El incendio de Notre Dame, como otras pérdidas semejantes, ha sido lo más cercano a ese desgarramiento del sosiego de la temporalidad de la vida para una parte del mundo occidental que no logra conciliarse con la idea de que el fin de las creaciones forma parte de su construcción. La muerte, como la lluvia, debe evitarse a toda costa. Rezar con fe en los efectos del rezo es como llevar un paraguas negro: el mundo puede arder alrededor, pero se intenta mantener la cabeza libre de disturbios, de lágrimas, de aguas profundas y gotas certeras.

 

Han pasado casi seis meses desde aquel infierno de anacronismo medieval en París y desde que comencé a aproximarme a estos párrafos.
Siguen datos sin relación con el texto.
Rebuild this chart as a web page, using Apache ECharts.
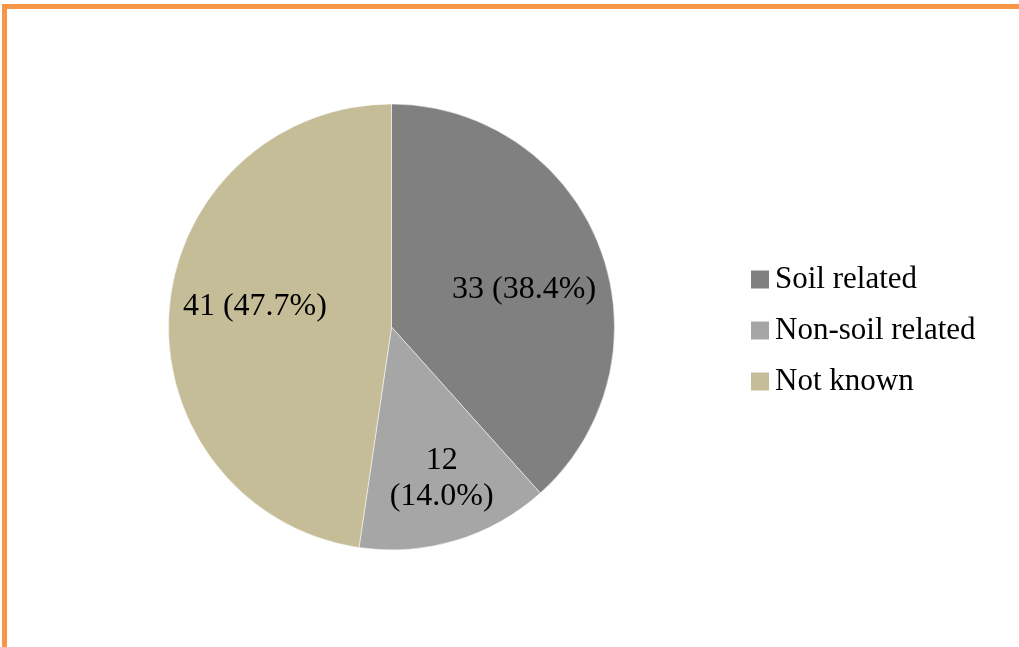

Hoy es mi cumpleaños, porción de otoño y madrugada. Llevo ensayando estas ideas toda una edad sin la certeza de que acabaré de escribirlas, pero los días pendientes encuentran su coda en presentes parciales. Hace ya más de una década del rayo en el árbol, y poco más de un año del viaje de Lucía. Cuando nos despedimos, a unas cuadras del restaurante japonés, ella se llevó el paraguas transparente y yo el llavero de la Torre Eiffel; cada uno, un presagio distinto, una forma compartida de interpretar la lección del aguacero. Mono no aware: sensibilidad ante lo efímero y, al fin, en la vida, la conciencia no de su contrario, sino de su único destino seguro. Pasar un cumpleaños hablando de la muerte no dice nada; es, quizá, sólo una forma más de transparencia.

Las verdades pueden venir de cualquier centro de gravedad; la verticalidad fluye para ambos lados: el ascenso del fuego y el descenso del agua son sólo formas de explorar el espacio que ocupan las sombras cuando el sol opone sus rayos y los cuerpos alargan su contrario. El conocimiento, ya no sólo de la muerte sino de cualquier otra convicción, revela su esencia en los finales. El cumplimiento del presagio confirma la existencia de la conciencia que lo ideó, aunque no se pueda hallar para comprobarlo. La muerte, como las aguas verticales, es una cuestión de confianza. Tengo, sin embargo, algunos atrevimientos de la previsión, nuevas historias que busco prolongar indefinidamente y una cantidad de años cuya sombra por delante no conozco, sino sólo en parte. Tengo un llavero color quemado entre los dedos, algunos nombres, virgilios dispares, obsesiones personales y certezas íntimas. A pesar de todo, incluso cuando los pronósticos se cumplen y la lluvia cae, a veces, las gotas se inclinan por afanes del cielo. Aguas diagonales y un rayo a la distancia… fuego, tal vez.

 


1 Jorge Luis Borges, “Estudio preliminar”, en Dante Alighieri, La divina comedia. 7a. ed. México, Grolier y W. M. Jackson, 1974 (Los Clásicos), p. x.